Sunday, April 20, 2008

Pacifica’s DC Station Adds More Jazz

“Jazz is our mission," says Bobby Hill, program director of WPFW, Pacifica Radio’s station in Washington, DC. In an April 20 Washington Post interview, Hill announced changes to the station’s program schedule that will add two more hours of jazz, boosting the total to 15 hours each weekday.


The article notes that station staff “are at odds over whether to play more music or focus on news and public affairs." There has also been an ongoing dispute within WPFW’s Local Station Board and Pacifica’s National Board over the limited coverage of politics and news emanating from its station in the nation’s capital. On the other hand, Hill argues that the local jazz scene will wither without a consistent source of music on the radio. The area’s only full-time jazz outlet, WDCU, was sold off to C-SPAN in 1997, and WJZW switched to an oldies format in February, leaving WPFW as the only on-air source of jazz in the Washington area.


Hill has added seven programs and 15 new hosts while eliminating reggae and world music shows. WPFW's audience has slipped from 240,000 listeners in 2000 to 186,000 this year. The station missed its $500,000 goal for listener donations by about $50,000 in the most recent fund drive. But Hill believes the programming changes will help to capture a new generation of young listeners who are forsaking traditional radio for the Internet. At the same time, he is pushing the station’s public affairs shows toward a more local emphasis, both in the voices heard and the issues given airtime.


Hill’s decision to increase the emphasis on jazz runs counter to conventional industry wisdom. According to the Radio Research consortium, news and information has fueled public radio’s growth over the last decade. Listeners tend to value it most highly and support it more generously. The listener base for jazz has remained the same during this period.

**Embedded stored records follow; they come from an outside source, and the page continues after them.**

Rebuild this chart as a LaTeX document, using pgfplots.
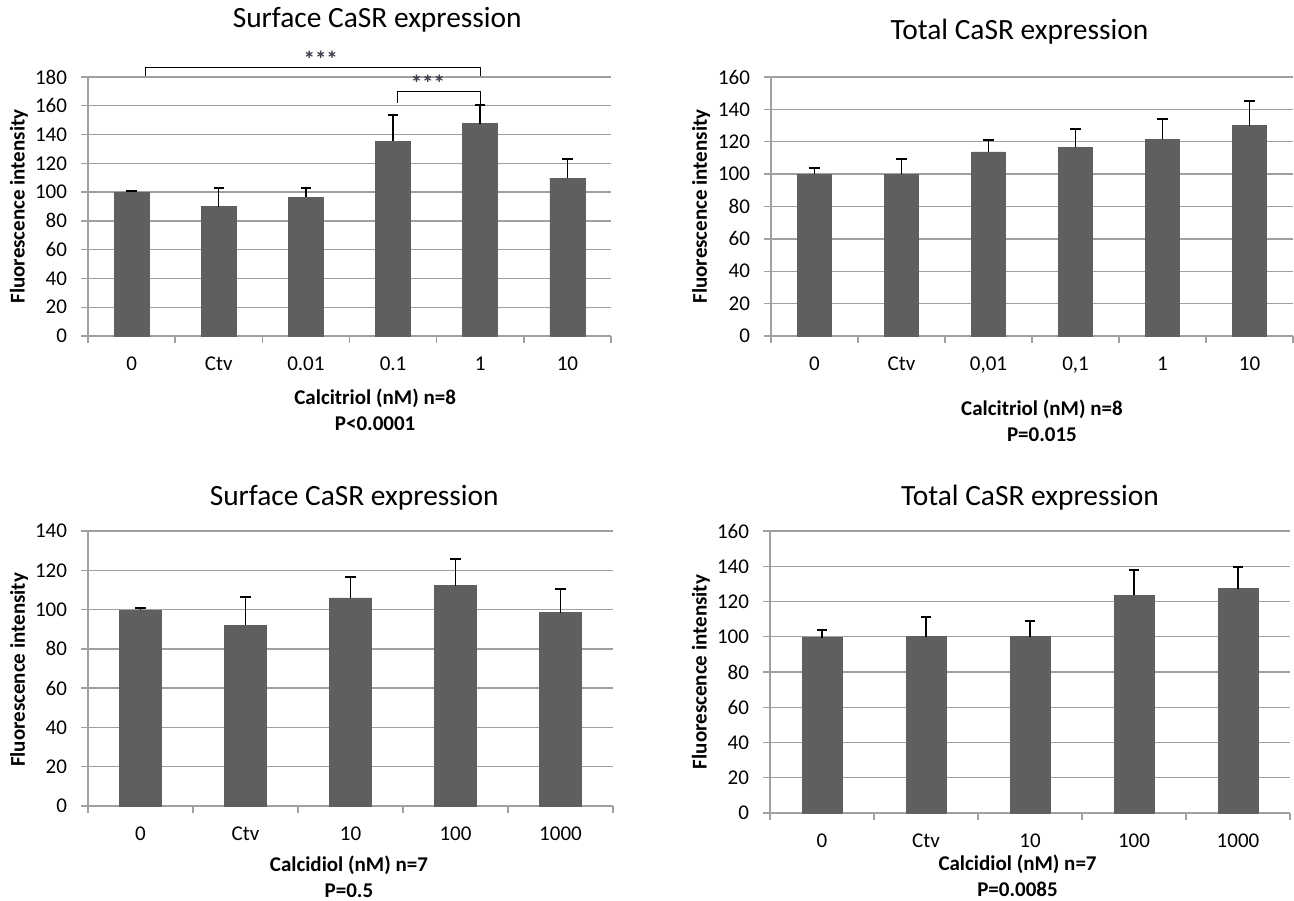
\documentclass[border=0pt]{standalone}
\usepackage{pgfplots}
\pgfplotsset{compat=1.18}
\usepackage{fontspec}
\setmainfont{Carlito}
\definecolor{barc}{HTML}{5F5F5F}
\definecolor{gridc}{HTML}{A0A0A0}
\definecolor{starc}{HTML}{3A3A4A}

\pgfplotsset{
  panel/.style={
    scale only axis,
    axis x line=bottom, axis y line=left,
    axis line style={gridc, line width=0.7pt, -},
    ymajorgrids, grid style={gridc, line width=0.7pt},
    tick style={gridc, line width=0.7pt},
    tick align=outside, major tick length=3.5pt,
    x tick label as interval,
    ymin=0,
    ybar, 
    clip=false,
    /pgf/number format/assume math mode=true,
    tick label style={font=\fontsize{10.5}{12}\selectfont, black},
    yticklabel style={xshift=-3.5pt},
    xticklabel style={yshift=-3.5pt},
    xlabel style={font=\fontsize{10.5}{13}\selectfont\bfseries, align=center, anchor=center},
    ylabel style={font=\fontsize{10.5}{13}\selectfont\bfseries, anchor=center},
  },
  bars/.style={
    fill=barc, draw=barc,
    error bars/.cd, y dir=plus, y explicit,
    error bar style={black, line width=0.75pt},
    error mark options={rotate=90, mark size=2.6pt, black, line width=1pt},
  },
}
\tikzset{ptitle/.style={font=\fontsize{14.7}{17}\selectfont, anchor=center, inner sep=0pt},
  stars/.style={anchor=base, font=\fontsize{11.5}{12}\selectfont\bfseries, text=starc, inner sep=0pt}}

\begin{document}
\begin{tikzpicture}
\path[use as bounding box] (0,0) rectangle (647pt,-450pt);

% Panel 1: Surface CaSR expression, calcitriol
\begin{axis}[panel,
  at={(44pt,-168pt)}, anchor=south west,
  width=261.5pt, height=129.5pt,
  xmin=-0.5, xmax=5.5, ymax=180,
  ytick={0,20,...,180},
  xtick={-0.5,0.5,1.5,2.5,3.5,4.5,5.5},
  xticklabels={0,Ctv,0.01,0.1,1,10},
  bar width=17.5pt,
  xlabel={Calcitriol (nM) n=8\\P<0.0001},
  xlabel style={at={(axis description cs:0.549,-0.286)}},
  ylabel={Fluorescence intensity},
  ylabel style={at={(axis description cs:-0.132,0.5)}},
]
\addplot[bars] table[x=x, y=y, y error=e] {
x y e
0 100 1
1 90 13
2 96.6 6.5
3 135.5 18.3
4 147.6 12.7
5 109.8 13.2
};
\node[ptitle] at (rel axis cs:0.553,1.222) {Surface CaSR expression};
\draw[black, line width=0.6pt] (axis cs:0.158,180.7) -- (axis cs:0.158,186.5) -- (axis cs:4,186.5) -- (axis cs:4,180.7);
\draw[black, line width=0.6pt] (axis cs:3.05,162) -- (axis cs:3.05,170) -- (axis cs:4,170) -- (axis cs:4,160.3);
\node[stars] at (axis cs:2.17,186.6) {***};
\node[stars] at (axis cs:3.40,170.1) {***};
\end{axis}

% Panel 2: Total CaSR expression, calcitriol
\begin{axis}[panel,
  at={(385.5pt,-168pt)}, anchor=south west,
  width=261pt, height=129.5pt,
  xmin=-0.5, xmax=5.5, ymax=160,
  ytick={0,20,...,160},
  xtick={-0.5,0.5,1.5,2.5,3.5,4.5,5.5},
  xticklabels={0,Ctv,{0,01},{0,1},1,10},
  bar width=17pt,
  xlabel={Calcitriol (nM) n=8\\P=0.015},
  xlabel style={at={(axis description cs:0.519,-0.326)}},
  ylabel={Fluorescence intensity},
  ylabel style={at={(axis description cs:-0.134,0.5)}},
]
\addplot[bars] table[x=x, y=y, y error=e] {
x y e
0 100 3.5
1 100 9.3
2 113.7 7.3
3 116.6 11.3
4 121.5 12.4
5 130 15.4
};
\node[ptitle] at (rel axis cs:0.476,1.176) {Total CaSR expression};
\end{axis}

% Panel 3: Surface CaSR expression, calcidiol
\begin{axis}[panel,
  at={(44pt,-403pt)}, anchor=south west,
  width=262.5pt, height=137.5pt,
  xmin=-0.5, xmax=4.5, ymax=140,
  ytick={0,20,...,140},
  xtick={-0.5,0.5,1.5,2.5,3.5,4.5},
  xticklabels={0,Ctv,10,100,1000},
  bar width=21pt,
  xlabel={Calcidiol (nM) n=7\\P=0.5},
  xlabel style={at={(axis description cs:0.497,-0.256)}},
  ylabel={Fluorescence intensity},
  ylabel style={at={(axis description cs:-0.131,0.495)}},
]
\addplot[bars] table[x=x, y=y, y error=e] {
x y e
0 99.7 1.3
1 92.1 14.1
2 105.9 10.8
3 112.2 13.5
4 98.4 12.1
};
\node[ptitle] at (rel axis cs:0.507,1.122) {Surface CaSR expression};
\end{axis}

% Panel 4: Total CaSR expression, calcidiol
\begin{axis}[panel,
  at={(385pt,-406.5pt)}, anchor=south west,
  width=260pt, height=141pt,
  xmin=-0.5, xmax=4.5, ymax=160,
  ytick={0,20,...,160},
  xtick={-0.5,0.5,1.5,2.5,3.5,4.5},
  xticklabels={0,Ctv,10,100,1000},
  bar width=20pt,
  xlabel={Calcidiol (nM) n=7\\P=0.0085},
  xlabel style={at={(axis description cs:0.476,-0.224)}},
  ylabel={Fluorescence intensity},
  ylabel style={at={(axis description cs:-0.133,0.5)}},
]
\addplot[bars] table[x=x, y=y, y error=e] {
x y e
0 99.5 4.2
1 100 11
2 100 9
3 123.5 14.4
4 127.3 12.3
};
\node[ptitle] at (rel axis cs:0.5,1.120) {Total CaSR expression};
\end{axis}
\end{tikzpicture}
\end{document}
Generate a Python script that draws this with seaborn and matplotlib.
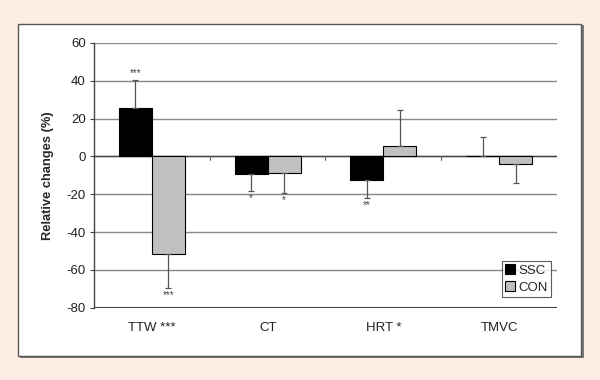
import numpy as np
import pandas as pd
import matplotlib
matplotlib.use("Agg")
import matplotlib.pyplot as plt
from matplotlib.patches import Rectangle
import seaborn as sns

categories = ["TTW ***", "CT", "HRT *", "TMVC"]
groups = ["SSC", "CON"]
ssc_values = [25.5, -9.2, -12.7, 0.4]
con_values = [-51.5, -8.8, 5.3, -3.9]
ssc_err = [15.0, 9.2, 9.3, 10.0]
con_err = [18.3, 10.7, 19.1, 10.3]
ssc_stars = ["***", "*", "**", ""]
con_stars = ["***", "*", "", ""]

df = pd.DataFrame({
    "category": categories * 2,
    "group": ["SSC"] * 4 + ["CON"] * 4,
    "value": ssc_values + con_values,
})

sns.set_style("white")
plt.rcParams["font.family"] = ["Liberation Sans", "DejaVu Sans"]
plt.rcParams["axes.unicode_minus"] = False

fig = plt.figure(figsize=(6, 3.8), dpi=100)
fig.patch.set_facecolor("#FDEDE2")
# white inner panel with dark border and shadow
fig.patches.append(Rectangle((20 / 600, 1 - 358 / 380), 564 / 600, 333 / 380,
                             transform=fig.transFigure, facecolor="#7a7a7a",
                             edgecolor="none", zorder=-2))
fig.patches.append(Rectangle((18 / 600, 1 - 356 / 380), 563 / 600, 332 / 380,
                             transform=fig.transFigure, facecolor="white",
                             edgecolor="#555555", linewidth=1.0, zorder=-1))

ax = fig.add_axes([94 / 600, 1 - 307.7 / 380, 463 / 600, 264.7 / 380])
ax.set_zorder(2)
ax.set_facecolor("none")

sns.barplot(data=df, x="category", y="value", hue="group", hue_order=groups,
            palette={"SSC": "black", "CON": "#C0C0C0"}, order=categories,
            errorbar=None, width=0.57, edgecolor="black", linewidth=0.8,
            ax=ax, zorder=3)

for cont, vals, errs, stars in zip(ax.containers, [ssc_values, con_values],
                                   [ssc_err, con_err], [ssc_stars, con_stars]):
    for bar, v, e, s in zip(cont, vals, errs, stars):
        xc = bar.get_x() + bar.get_width() / 2
        sign = 1 if v >= 0 else -1
        lo = [0] if sign > 0 else [e]
        hi = [e] if sign > 0 else [0]
        ax.errorbar([xc], [v], yerr=[lo, hi], fmt="none", ecolor="#555555",
                    elinewidth=0.9, capsize=2.5, capthick=0.9, zorder=4)
        if s:
            yend = v + sign * e
            ax.text(xc, yend + sign * 3.5, s, ha="center", va="center",
                    fontsize=7, color="#444444")

ax.set_ylim(-80, 60)
ax.set_xlim(-0.5, 3.5)
ax.set_yticks(np.arange(-80, 61, 20))
ax.yaxis.grid(True, color="#888888", linewidth=1.0)
ax.set_axisbelow(True)
ax.axhline(0, color="#444444", linewidth=1.0, zorder=2)
ax.axhline(-80, color="#444444", linewidth=1.5, zorder=2)
for xb in [0.5, 1.5, 2.5, 3.5]:
    ax.plot([xb, xb], [0, -2], color="#666666", linewidth=0.8, zorder=2)

for sp in ["top", "right", "bottom"]:
    ax.spines[sp].set_visible(False)
ax.spines["left"].set_color("#444444")
ax.spines["left"].set_linewidth(1.0)

ax.tick_params(axis="y", left=True, length=3, color="#444444", labelsize=9.5,
               pad=3, labelcolor="#222222")
ax.tick_params(axis="x", bottom=False, labelsize=9.5, pad=7, labelcolor="#222222")
ax.set_xlabel("")
ax.set_ylabel("Relative changes (%)", fontsize=9.3, fontweight="bold", labelpad=9)

leg = ax.legend(loc="lower right", bbox_to_anchor=(0.988, 0.04), frameon=True,
                fancybox=False, edgecolor="#333333", fontsize=9.5,
                handlelength=0.8, handleheight=0.8, handletextpad=0.25,
                borderpad=0.25, labelspacing=0.35, borderaxespad=0)
leg.get_frame().set_linewidth(0.8)

fig.savefig("out.png", dpi=100, facecolor=fig.get_facecolor())
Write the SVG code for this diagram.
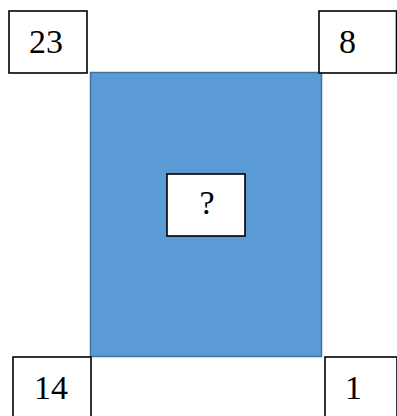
<svg xmlns="http://www.w3.org/2000/svg" width="397" height="416" viewBox="0 0 397 416">
<style>
.box{fill:#fff;stroke:#000;stroke-width:1.6}
.lbl{font-family:"Liberation Serif","Times New Roman",serif;font-size:34px;fill:#000}
</style>
<rect width="397" height="416" fill="#fff"/>
<g id="square"><rect x="90.5" y="72.5" width="231" height="284" fill="#5B9BD5" stroke="#41719C" stroke-width="1.5"/></g>
<g id="n23"><rect class="box" x="9" y="11" width="78" height="62"/><text class="lbl" x="29" y="53">23</text></g>
<g id="n8"><rect class="box" x="319" y="11" width="77.5" height="62"/><text class="lbl" x="339" y="53">8</text></g>
<g id="n14"><rect class="box" x="13" y="357" width="78" height="62"/><text class="lbl" x="34" y="399">14</text></g>
<g id="n1"><rect class="box" x="325" y="357" width="72" height="62"/><text class="lbl" x="345" y="399">1</text></g>
<g id="q"><rect class="box" x="167" y="174" width="78" height="62"/><text class="lbl" x="207" y="214" text-anchor="middle">?</text></g>
<g id="connectors"/>
</svg>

Still, WPFW’s situation is unique. The station’s original mission promised that “jazz, a major American art form which grows from the African American experience, will be the major music programming,” and said that “WPFW will act as archivist, educator, and entertainer on behalf of this under served national culture resource.”

1 comment:

RipRobbins said...

The programming changes are counter to everything the rest of the radio industry is talking about: the move away from radio for music listening. According the the pubic broadcasting newspaper, Current, the only format to increase listeners in the past year for public radio stations is in the news/talk format. At the National Association of Broadcasters conferences in mid-April, radio station operators struggled with the reality that music delivery in 5 years will be not be in the typical manner of DJ and playlist, but will be responsive to the listener demand: type in a song name, and the song will play. It is called "on demand" music listening. People will have this ability on their cell phones and car audio systems. At least 3 major car companies will offer such WI-Fi systems on their 2010 models. A post from March (23rd?) on this Muckraker site offers many details about the slide from conventional broadcasting and decline of listeners and what the bigger entities are doing about it. Currently, dozens of internet sites offer Jazz (my favorite music), so the WPFW jazz offering is just one of many. Unless it develops a meaningful and deep supply of news and information, it will suffer from a continual loss of aging listeners with no new demographic to fill in. Since it takes years to develop new audience with new programming, WPFW is losing ground by not planning investments in talk and news today.
By the way, although the audience for WPFW may be primary African-American according to Arbitron (I am guessing), at the March 2007 live music/dinner fund-raiser (a few pictures from the event, featuring the diverse representation from the Pacifica Board meeting, are posted on the right side of this Muckraker site), the members in attendance, paying for tickets presumably, were mostly white and upper class looking folks. So who is really the foundation of the jazz music audience that is capable of financially supporting the station? And is that why the station doesn't want to program news and talk? The rich white audience doesn't want to hear the counter-culture perspective? Just my challenge for more examination of the status quo. For WPFW to abandon all programming except for a narrow interpretation of its founding documents, is a subversion of the intent of all Pacifica stations: to challenge the status quo with a result of providing more dialogue and discussion of those matters that affect the lives of residents in the signal area. A few PSAs thrown in between jazz tracks is not providing public service.